Thank you for your considered reply and may I posit a personal experience. In the 1960s I was a student and graduate of Ole Miss (known at the time as the university of the wealthy sons and daughters of plantahs and bankahs). Deeply Southern and equally deeply Episcopalian, I had my first experiences with acquaintances who were only “slightly”, er, in a problem. The wealthiest had no problem: the doctors who knew the family insisted it was simply a female problem and quietly performed a d&c. The less wealthy went to unsafe, unsanitary backrooms in New Orleans. One was scarred forever. One, from another university reportedly died. I then and there became an advocate of safe abortions. In no instance was the “partner in crime” informed or, if informed, available. I promised myself that I would never be in that situation. But I knew then. …safe “abortions” were always available to the wealthy
If abortion were made illegal today, it would stop only for the poor.
****
Right now, 26.7% of children under 18 in my state (NC) are food insecure. Greensboro, Asheville and Winston-Salem have some of the highest rates of food insecurity in the nation. 81% of households receiving food assistance don’t know where their next meal is coming from. 75% of households served by food banks have had to choose between food and heating their homes. And 36% of food pantries have had to turn away people for lack of food to give them. For addtional abysmal statistics, see Hunger in North Carolina.

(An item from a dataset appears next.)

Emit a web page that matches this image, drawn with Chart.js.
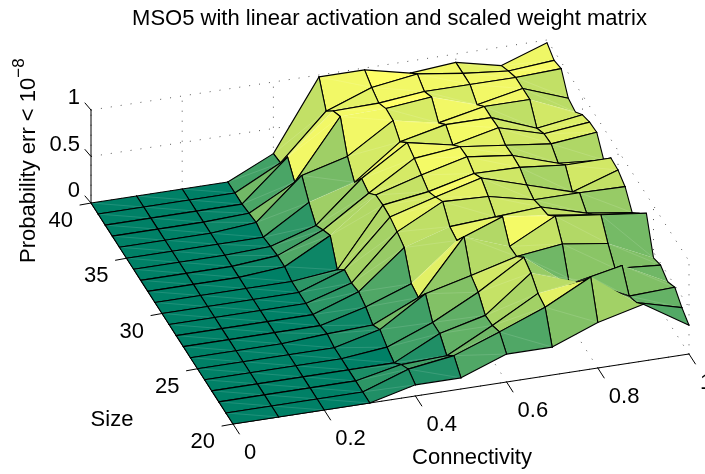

This…this..is where the focus, the action, the drive and determination needs to be. “Feed my sheep!”
Only after we feed the sheep should we engage in dialogue on when life begins.

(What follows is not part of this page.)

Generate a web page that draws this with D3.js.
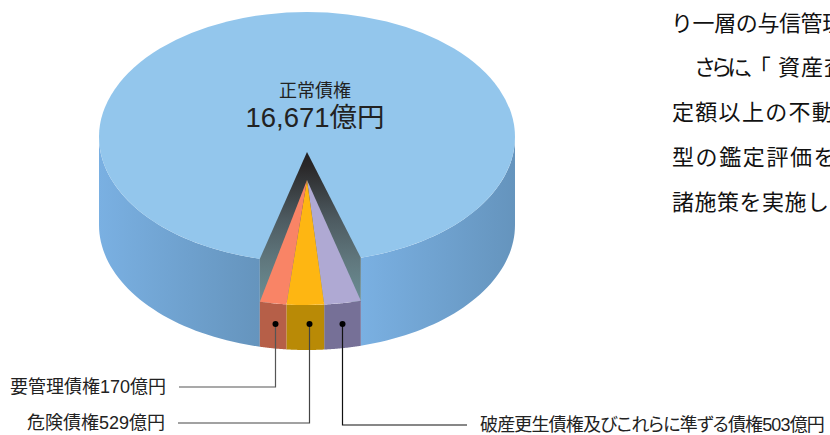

Life is here and it is hungry.
I have also struggled with this issue. As we kept on and on the coherence of the pro-life argument, my husband and I finally became vegan. And that was 7 years ago. “Choice” is a tricky word. Nowadays I march for the abolition of the slaughterhouses. People – and even people of Christian faith – go to vote, kill non-human animals, watch the news, abort their own species, kill in wars their own species, and even kill themselves. Are those choices?